GIVEN MATERIAL
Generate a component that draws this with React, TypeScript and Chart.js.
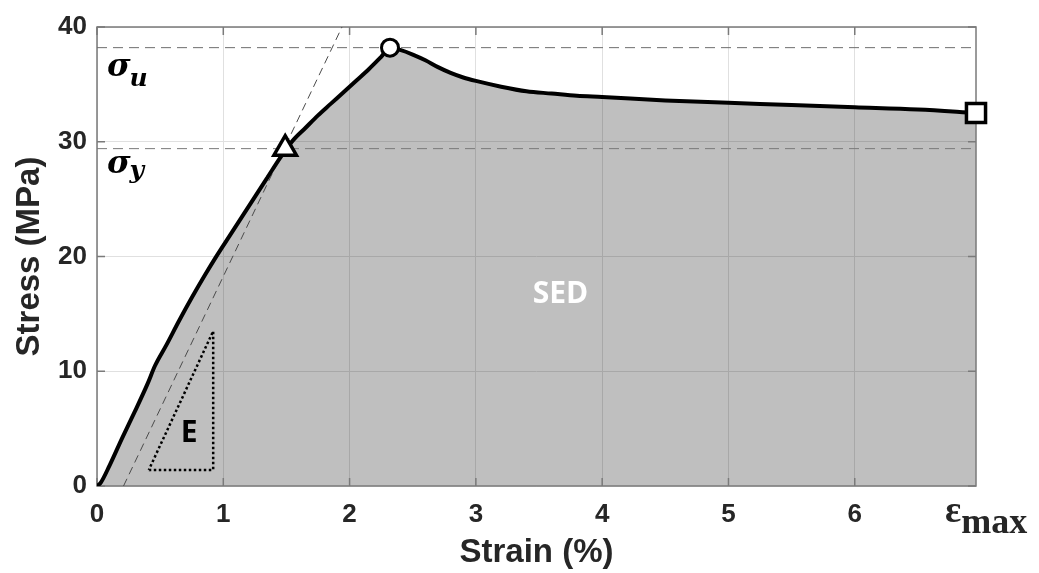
import React, { useEffect, useRef } from 'react';
import { Chart, registerables } from 'chart.js';

Chart.register(...registerables);

// ---- data ----
const strain = [0, 0.03, 0.1, 0.2, 0.3, 0.4, 0.46, 0.55, 0.65, 0.75, 0.85, 0.95, 1.05, 1.15, 1.25, 1.35, 1.45, 1.55, 1.65, 1.75, 1.85, 1.95, 2.05, 2.15, 2.25, 2.32, 2.4, 2.5, 2.6, 2.7, 2.8, 2.9, 3.0, 3.2, 3.4, 3.6, 3.8, 4.0, 4.5, 5.0, 5.5, 6.0, 6.5, 6.96];
const stress = [0, 0.3, 1.8, 4.2, 6.5, 8.9, 10.5, 12.3, 14.4, 16.4, 18.3, 20.1, 21.8, 23.5, 25.2, 26.9, 28.6, 30.1, 31.2, 32.3, 33.3, 34.3, 35.3, 36.3, 37.4, 38.2, 38.0, 37.6, 37.1, 36.5, 36.0, 35.6, 35.3, 34.8, 34.4, 34.2, 34.0, 33.9, 33.6, 33.4, 33.2, 33.0, 32.8, 32.5];

const sigmaU = 38.2;
const sigmaY = 29.4;
const epsMax = 6.96;
const yieldPoint = [1.49, 29.4];
const ultimatePoint = [2.32, 38.2];
const failurePoint = [6.96, 32.5];

const tangentX = [0.21, 1.94];
const tangentY = [0, 40];

const slopeTriX = [0.41, 0.92, 0.92, 0.41];
const slopeTriY = [1.4, 1.4, 13.5, 1.4];

const xTickValues = [0, 1, 2, 3, 4, 5, 6];
const yTickValues = [0, 10, 20, 30, 40];

const xTitle = 'Strain (%)';
const yTitle = 'Stress (MPa)';

const TEXT = '#262626';
const BOX = '#7a7a7a';

const pts = (xs: number[], ys: number[]) => xs.map((x, i) => ({ x, y: ys[i] }));

const boxPlugin = {
  id: 'boxTicks',
  beforeDatasetsDraw(chart: any) {
    const { ctx, chartArea: a, scales } = chart;
    ctx.save();
    ctx.strokeStyle = BOX;
    ctx.lineWidth = 1.5;
    ctx.strokeRect(a.left, a.top, a.right - a.left, a.bottom - a.top);
    const tl = 8;
    ctx.beginPath();
    xTickValues.forEach((v) => {
      const px = scales.x.getPixelForValue(v);
      ctx.moveTo(px, a.bottom);
      ctx.lineTo(px, a.bottom - tl);
      ctx.moveTo(px, a.top);
      ctx.lineTo(px, a.top + tl);
    });
    yTickValues.forEach((v) => {
      const py = scales.y.getPixelForValue(v);
      ctx.moveTo(a.left, py);
      ctx.lineTo(a.left + tl, py);
      ctx.moveTo(a.right, py);
      ctx.lineTo(a.right - tl, py);
    });
    ctx.stroke();
    ctx.restore();
  },
};

const labelPlugin = {
  id: 'labels',
  afterDraw(chart: any) {
    const { ctx, chartArea: a, scales } = chart;
    const xs = scales.x;
    const ys = scales.y;
    ctx.save();
    ctx.textAlign = 'left';
    ctx.textBaseline = 'alphabetic';
    ctx.fillStyle = '#000';

    // sigma_u
    const sx = a.left + 10;
    let by = ys.getPixelForValue(sigmaU) + 28;
    ctx.font = 'italic bold 32px "DejaVu Serif"';
    ctx.fillText('σ', sx, by);
    let w = ctx.measureText('σ').width;
    ctx.font = 'italic bold 25px "DejaVu Serif"';
    ctx.fillText('u', sx + w - 1, by + 10);

    // sigma_y
    by = ys.getPixelForValue(sigmaY) + 24;
    ctx.font = 'italic bold 32px "DejaVu Serif"';
    ctx.fillText('σ', sx, by);
    w = ctx.measureText('σ').width;
    ctx.font = 'italic bold 25px "DejaVu Serif"';
    ctx.fillText('y', sx + w - 1, by + 5);

    // epsilon max
    const ex = xs.getPixelForValue(epsMax) - 31;
    ctx.fillStyle = TEXT;
    ctx.font = 'bold 38px "Liberation Serif"';
    ctx.fillText('ε', ex, a.bottom + 36);
    w = ctx.measureText('ε').width;
    ctx.font = 'bold 36px "Liberation Serif"';
    ctx.fillText('max', ex + w, a.bottom + 47);

    // E
    ctx.textAlign = 'center';
    ctx.textBaseline = 'middle';
    ctx.fillStyle = '#000';
    ctx.font = 'bold 30px "Open Sans"';
    ctx.fillText('E', xs.getPixelForValue(0.73), ys.getPixelForValue(4.6));

    // SED
    ctx.fillStyle = '#fff';
    ctx.font = 'bold 30px "Open Sans"';
    ctx.fillText('SED', xs.getPixelForValue(3.67), ys.getPixelForValue(16.7));
    ctx.restore();
  },
};

export default function App() {
  const ref = useRef<HTMLCanvasElement | null>(null);
  useEffect(() => {
    document.body.style.margin = '0';
    const c = ref.current;
    if (!c) return;
    const tickFont = { family: '"Liberation Sans", Arial, sans-serif', size: 26, weight: 'bold' as const };
    const titleFont = { family: '"Liberation Sans", Arial, sans-serif', size: 33, weight: 'bold' as const };
    const chart = new Chart(c, {
      type: 'scatter',
      data: {
        datasets: [
          {
            label: 'yield',
            data: [{ x: yieldPoint[0], y: yieldPoint[1] }],
            pointStyle: 'triangle',
            pointRadius: 13,
            pointBorderWidth: 3.5,
            pointBackgroundColor: '#fff',
            pointBorderColor: '#000',
            showLine: false,
            order: 0,
            clip: false,
          } as any,
          {
            label: 'ultimate',
            data: [{ x: ultimatePoint[0], y: ultimatePoint[1] }],
            pointStyle: 'circle',
            pointRadius: 8.5,
            pointBorderWidth: 3,
            pointBackgroundColor: '#fff',
            pointBorderColor: '#000',
            showLine: false,
            order: 0,
            clip: false,
          },
          {
            label: 'failure',
            data: [{ x: failurePoint[0], y: failurePoint[1] }],
            pointStyle: 'rect',
            pointRadius: 13.5,
            pointBorderWidth: 3.5,
            pointBackgroundColor: '#fff',
            pointBorderColor: '#000',
            showLine: false,
            order: 0,
            clip: false,
          },
          {
            label: 'curve',
            data: pts(strain, stress),
            showLine: true,
            borderColor: '#000',
            borderWidth: 4,
            pointRadius: 0,
            cubicInterpolationMode: 'monotone',
            fill: 'origin',
            backgroundColor: 'rgba(0,0,0,0.25)',
            order: 1,
          },
          {
            label: 'sigmaU',
            data: [{ x: 0, y: sigmaU }, { x: epsMax, y: sigmaU }],
            showLine: true,
            borderColor: '#6e6e6e',
            borderWidth: 1,
            borderDash: [10, 6],
            pointRadius: 0,
            fill: false,
            order: 2,
          },
          {
            label: 'sigmaY',
            data: [{ x: 0, y: sigmaY }, { x: epsMax, y: sigmaY }],
            showLine: true,
            borderColor: '#7a7a7a',
            borderWidth: 1,
            borderDash: [10, 6],
            pointRadius: 0,
            fill: false,
            order: 2,
          },
          {
            label: 'tangent',
            data: pts(tangentX, tangentY),
            showLine: true,
            borderColor: '#4a4a4a',
            borderWidth: 1,
            borderDash: [8, 5],
            pointRadius: 0,
            fill: false,
            order: 2,
          },
          {
            label: 'slope',
            data: pts(slopeTriX, slopeTriY),
            showLine: true,
            borderColor: '#000',
            borderWidth: 2.5,
            borderDash: [2.5, 2.5],
            pointRadius: 0,
            fill: false,
            order: 2,
          },
        ],
      },
      options: {
        animation: false,
        responsive: false,
        devicePixelRatio: 1,
        layout: { padding: { left: 0, right: 63, top: 27, bottom: 0 } },
        plugins: {
          legend: { display: false },
          tooltip: { enabled: false },
          filler: { drawTime: 'beforeDatasetsDraw' },
        } as any,
        scales: {
          x: {
            type: 'linear',
            min: 0,
            max: epsMax,
            afterFit: (s: any) => { s.height = 87; },
            ticks: {
              stepSize: 1,
              includeBounds: false,
              padding: 13,
              color: TEXT,
              font: tickFont,
              maxRotation: 0,
            },
            grid: { color: '#e0e0e0', lineWidth: 1, drawTicks: false },
            border: { display: false },
            title: { display: true, text: xTitle, color: TEXT, font: titleFont, padding: { top: 0, bottom: 0 } },
          },
          y: {
            type: 'linear',
            min: 0,
            max: 40,
            afterFit: (s: any) => { s.width = 97; },
            ticks: {
              stepSize: 10,
              padding: 10,
              color: TEXT,
              font: tickFont,
            },
            grid: { color: '#e0e0e0', lineWidth: 1, drawTicks: false },
            border: { display: false },
            title: { display: true, text: yTitle, color: TEXT, font: titleFont, padding: { top: 10, bottom: 0 } },
          },
        },
      },
      plugins: [boxPlugin, labelPlugin],
    });
    return () => chart.destroy();
  }, []);
  return (
    <div style={{ position: 'absolute', left: 0, top: 0, width: 1039, height: 573, background: '#fff' }}>
      <canvas ref={ref} width={1039} height={573} style={{ width: 1039, height: 573, display: 'block' }} />
    </div>
  );
}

WRITTEN INSTRUCTION
Repeat only what lies between the start of the data and the end of the line containing "const pts = (xs: number[], ys: number[])", exactly, with pictures left out.

REPLY
Generate a component that draws this with React, TypeScript and Chart.js.
import React, { useEffect, useRef } from 'react';
import { Chart, registerables } from 'chart.js';

Chart.register(...registerables);

// ---- data ----
const strain = [0, 0.03, 0.1, 0.2, 0.3, 0.4, 0.46, 0.55, 0.65, 0.75, 0.85, 0.95, 1.05, 1.15, 1.25, 1.35, 1.45, 1.55, 1.65, 1.75, 1.85, 1.95, 2.05, 2.15, 2.25, 2.32, 2.4, 2.5, 2.6, 2.7, 2.8, 2.9, 3.0, 3.2, 3.4, 3.6, 3.8, 4.0, 4.5, 5.0, 5.5, 6.0, 6.5, 6.96];
const stress = [0, 0.3, 1.8, 4.2, 6.5, 8.9, 10.5, 12.3, 14.4, 16.4, 18.3, 20.1, 21.8, 23.5, 25.2, 26.9, 28.6, 30.1, 31.2, 32.3, 33.3, 34.3, 35.3, 36.3, 37.4, 38.2, 38.0, 37.6, 37.1, 36.5, 36.0, 35.6, 35.3, 34.8, 34.4, 34.2, 34.0, 33.9, 33.6, 33.4, 33.2, 33.0, 32.8, 32.5];

const sigmaU = 38.2;
const sigmaY = 29.4;
const epsMax = 6.96;
const yieldPoint = [1.49, 29.4];
const ultimatePoint = [2.32, 38.2];
const failurePoint = [6.96, 32.5];

const tangentX = [0.21, 1.94];
const tangentY = [0, 40];

const slopeTriX = [0.41, 0.92, 0.92, 0.41];
const slopeTriY = [1.4, 1.4, 13.5, 1.4];

const xTickValues = [0, 1, 2, 3, 4, 5, 6];
const yTickValues = [0, 10, 20, 30, 40];

const xTitle = 'Strain (%)';
const yTitle = 'Stress (MPa)';

const TEXT = '#262626';
const BOX = '#7a7a7a';

const pts = (xs: number[], ys: number[]) => xs.map((x, i) => ({ x, y: ys[i] }));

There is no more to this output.